Bon déjà, lui, il voit de quoi je parle, c’est un bon début, mais son ton méprisant m’est insupportable, il faut bien le dire. Que s’imagine-t-il ce pauvre garçon endoctriné, esclave du grand méchant Kapital ? Que sa remarque va me faire changer de camp et rejoindre les sirènes de l’ultralibéralisme ? Il croit au Père Noyel, ma parole !
Il ajoute, pointant avec morgue une boîte derrière lui :
« Il nous reste ça, mais c’est déjà un très vieux jeu. Totalement démodé : imaginez, il date de la sortie du premier Harry Potter ! »
J’imagine, j’imagine. Le problème, c’est que mes enfants n’ont pas le droit de regarder un film qui ne soit passé au coupe-chou effilé de la censure maternelle. Du coup, Monsieur O. n’a vu le premier opus filmique que depuis qu’il a six ans, et encore parce que son père a insisté ! Je vous rassure, je lui avais déjà lu, je ne suis pas un monstre !
Le pire, c’est que pour un jeu mathusalèmien, il n’est même pas en solde : 125 euros. Comme je ne voudrais pas priver le magasin de son patrimoine historique, je le laisse.
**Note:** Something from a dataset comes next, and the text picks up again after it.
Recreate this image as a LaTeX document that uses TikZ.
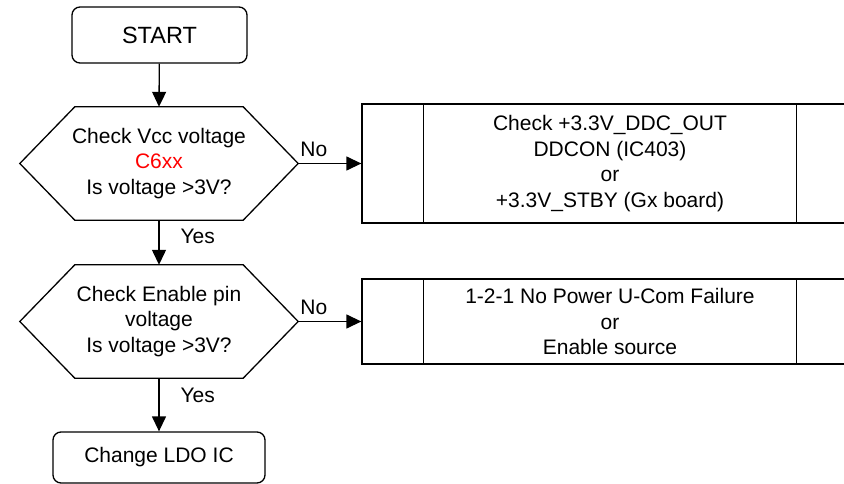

Quant à Monsieur L., comme chaque année, c’est un peu la prise de tête pour trouver ce qui lui ferait plaisir. À la question : « Qu’aimerais-tu avoir pour Noël ? » il répond invariablement : « Un cadeau » et à la question inévitablement suivante « Quel genre de cadeau ? », il répond : « une surprise ». Je devrais être ravie, c’est justement un peu ma conception du cadeau : trouver une idée de surprise qui fasse mouche. Pour tout dire, je n’aime pas les commandes et je n’aime pas non plus que l’on me demande ce que je veux. Je fais une exception partielle pour les enfants. Du coup, pour en revenir à Monsieur L., comme je veux l’entraîner à la fois à vivre dans un monde qui n’est pas spécialement accueillant pour lui, à développer ses réflexes et à trouver un dérivatif à son stress, je lui ai pris un punching ball. Nous verrons bien. De toute façon, je ne sais pas ce qui me fait écrire ça, mais je pense qu’il me servira.